Bentine `brains behind SAS'
AT LAST it can be revealed: The Goon Show comedian Michael Bentine inspired the SAS to take on its role as the world's leading anti-terrorist squad.
Although better known for his part in the activities of the dreaded Batter Pudding Hurler of Bexhill-on-Sea, Bentine was in real life a crack pistol shot. He was the first non-SAS person to be allowed into the regiment's "Killing House", a state of the art environment for training SAS men in close combat.
And according to a new book by Ken Connor, the SAS's longest serving officer, Bentine, who was an officer in RAF intelligence during the Second World War, said he felt an affinity with the SAS and described the regiment's Hereford base as "like coming home".
Connor said: "As much as anyone, he deserves the credit for promoting the idea of a counter-terrorist force within the SAS, several years before the [hostage taking at the 1972] Munich Olympics triggered the actual formation of the CT team." In the late Sixties, Connor was working closely with an SAS founder called "The Master", devising shooting techniques for the regiment.
"The Master and I were invited to a shooting demonstration by him [Bentine] at Paddington Green police station in London in the autumn of 1968."
The comedian greeted the two Hereford men: "And you must be the SAS," and shouted in a Goons voice, "I vill now show you all my enormousveapon." Bentine reached into his trouser waistband and pulled out a .44 Magnum revolver with a 12-inch barrel "and began rapid fire".
"Having got our attention, he went on to lay out his thesis.
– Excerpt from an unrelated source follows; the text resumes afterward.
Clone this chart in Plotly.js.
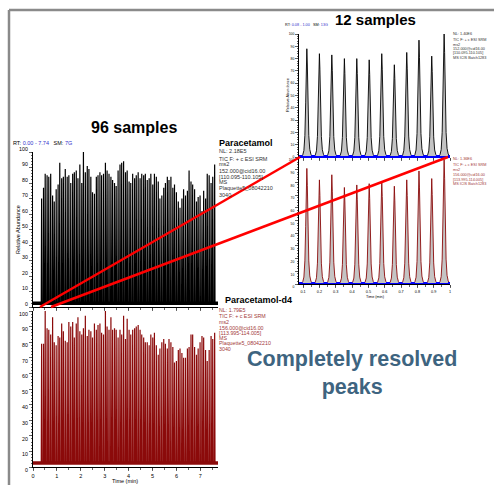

He was absolutely convinced that within a very short time the UK police would have to carry arms to combat the threat from international terrorism and the growing menace of the narcotics trade," says Connor in his book, entitled Ghost Force: The Secret History of the SAS.
Bentine died in 1997. Ken Connor said he had spoken to "The Master" last week: "He said Bentine would have been good in the SAS. There is no greater compliment than that."